Monday, April 15, 2019

Eyes to See

                                                                                                                                                              
                                                                                                                                                              
                                                                                                                                                              

In some translations, Jesus often follows His teachings and His miracles with an admonition to "whoever has eyes to see, let him see."  He chides even His disciples in Mark 18:8 that they "...have eyes but fail to see..."

Jesus wants His followers to see.  Some of his followers think that only happens in church, in "Christian" activities, or watching "Christian" movies and listening to "Christian" radio-stations

I've never bought that.  Tribal culturalism is not following Jesus.


I watched Masterpiece Theater’s “Les Miserables” last night.


I've never read the book, and never seen the musical.  I was curious what the story is about.  I was blown away.

For those with eyes to see, it’s a story about repentance, forgiveness, and God’s grace.

The thought occurred that for those with eyes to see, every story is.

For those with eyes to see, that’s what it means that Jesus is Lord.
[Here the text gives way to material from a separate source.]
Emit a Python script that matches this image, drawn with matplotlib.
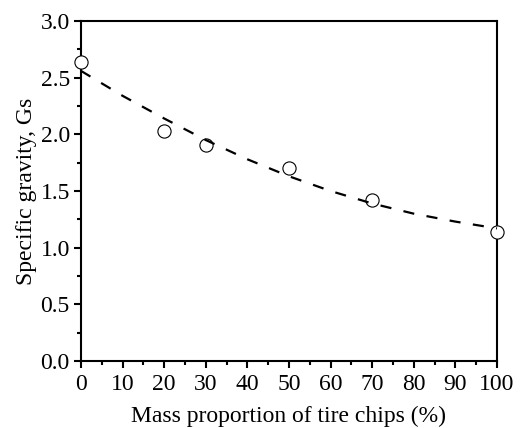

https://www.pbs.org/wgbh/masterpiece/episodes/les-miserables-e1/

                                                                                                                                                              
                                                                                                                                                              
                                                                                                                                                              

Monday, March 25, 2019

Give to Moochers

                                                                                                                                                              
                                                                                                                                                              
                                                                                                                                                              

Jesus says to give to everyone who asks (Matthew 5:42, and Luke 6:30).

In other words, Jesus tells us to do the same as He does, and the same as His and our Father does.

But many people today take the opposite view: that when you give to people, you harm them.  Helping people, they say, makes them lazy and dependent on your charity, and robs them of their self-reliance and self-respect.  This opposite view is that it does needy people the most real good to not give to them.

We're probably not far from the mark if we think that argument sounds like the devil's rationalization.  His "thing," ever since his chat with Eve in the Garden of Eden, has always been to afirm the opposite of what God says.

But even if take it as nothing more than a current-useful "principle" of self-serving politicians, it doesn't seem that argument should ever persuade Christians.  At least not Christians practiced in choosing between what Jesus says, and what "the world" tells us.

The temptation to believe the politicians tempts Christians too, because we all know of, or have heard of, able-bodied people who live by "mooching" off of others, especially charitable others.  So we are all tempted to predicate our giving on whether we consider a person in need is "worthy"...or a moocher.

Let's be as straight on that score as Jesus is.  NO one...ourselves included...is "worthy" of the good God has lavished on us.  That's exactly why Jesus says we should give to every fellow-moocher who asks us for a little of what God has given our unworthy selves,

There are predatory people who fake neediness:  we can all agree on that.   Human beings are fallen creatures, some so fallen they will use other people to their own evil ends.   But they seem to be very few.  Muhammad Yunus, who started grameen ("community") banks to loan money to people so poor they were considered "uncredit-worthy" by the financial-system, writes that there is a 98% return on those loans.

Playing the percentages alone, it seems foolish to refuse to give to people in need because 2% of them would not repay you.

But for Christians, of course, our decision whether to obey Jesus or not doesn't really depend on the fact that other people are unworthy, or that some would take advantage of us.

If Jesus' command in the Sermon on the Mount to give to everyone isn't sufficient, we need to think about what our response to people in need says about ourselves.  Jesus' command to us in that same teaching was to "be perfect, therefore, as your heavenly Father is perfect" (Matthew 5:48).

We are either people who believe and wish and do good regards other people; or we are people who distrust others, and believe their intentions are evil.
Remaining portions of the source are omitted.